Невеликое жалование раздавал трудящимся и обремененным, особенно выделяя в этой
расплывчатой категории умственных рабочих, пролетариев мозгового усилия. Служил
он библиотекарем Румянцевского музея и, согласно
легенде, истинность которой подтвердить не удастся, но отчего ж не проникнуться
ею в простоте сердца, знал содержание всех тамошних книг, так что безошибочно и
почти не сверяясь с каталожными записями выдавал
читателям нужные справки. Возраст подвижника не поддавался учету: еще не будучи ветхим деньми,
Федоров утвердил себя в стабильной предзакатности
облика, как будто повелев своему до самой смерти энергичному телу служить всего
лишь подставкой для благообразнейшего изображения,
отчасти напоминавшего фаюмский портрет.
Аналогия с фаюмскими заупокойными ликами неслучайна, больше того, она
– своего рода визуальная пропедевтика к федоровскому кругу идей, и посему я к
ней прикоснусь четырьмя пунктами легковесного комментария. Во-первых,
фаюмская портретная живопись некоторыми ценителями
признается предвосхищеньем иконописи, а Федоров, безусловно, был ходячей
иконой, да и сам тип его размышления связан со старорусской традицией,
переоформленной в безудержном проективном ключе, каковой синтез в свой черед
предвещал необычные всходы, вскоре окрепшие (так, супрематизм воздвиг свою
бездну на заново открытом «умозрении в красках», проявив мистические очертания
геометрии авангарда). Во-вторых, фаюмская
живопись была посмертной и погребальной, что соответствовало федоровской
завороженности исчезновением. В-третьих, изображения эти, проскользнув меж
зубами Сатурновой пасти тысячелетий, выпрыгнув из
забинтованных мумий, в которые они вставлялись на месте лица, означают
преодоление истребительной вечности, уничтожение смерти, победу над Солнцем,
выражаясь на футуристический лад, т.е. листают пред нашими взорами
конспективную суть учения русского нестяжателя.
В-четвертых, построенные в ряд египетские заупокойные лики образуют подобье
музея воскрешенного человечества, а это уж конечная цель старческой
библиотечной программы, ее утопический триумф и вершина.
Разработанная
Федоровым «Философия общего дела» провозглашает отмену смерти и грядущее
восстановление всех некогда живших на земле организмов, в первую очередь
предков людей, их отцов.

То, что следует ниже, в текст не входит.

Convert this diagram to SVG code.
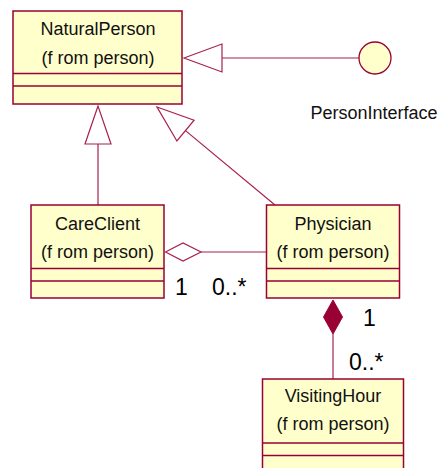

Как будто затейливая и поэтически необязательная
метафоризация христианского догмата («чаю воскресения мертвых»), но кабы мысль старика плескалась в столь вегетарианском и
обихоженном русле, его бы давно позабыли, чего не случилось. Традиционное
христианство понимает воскресение символически и трансцендентно – мертвые поднимутся
в день Страшного суда, когда времени больше не будет. Федоров же трактует
догмат с чудовищной материальной наглядностью: объединенное человечество, оперевшись на могущество своей технологии, должно
приступить к всамделишному возрождению мертвых прахов, главному назначению покамест живых существ. Отчего неотложна борьба со смертью?
Ответ прост: кончина синонимична забвению, стиранию твоих следов на земле.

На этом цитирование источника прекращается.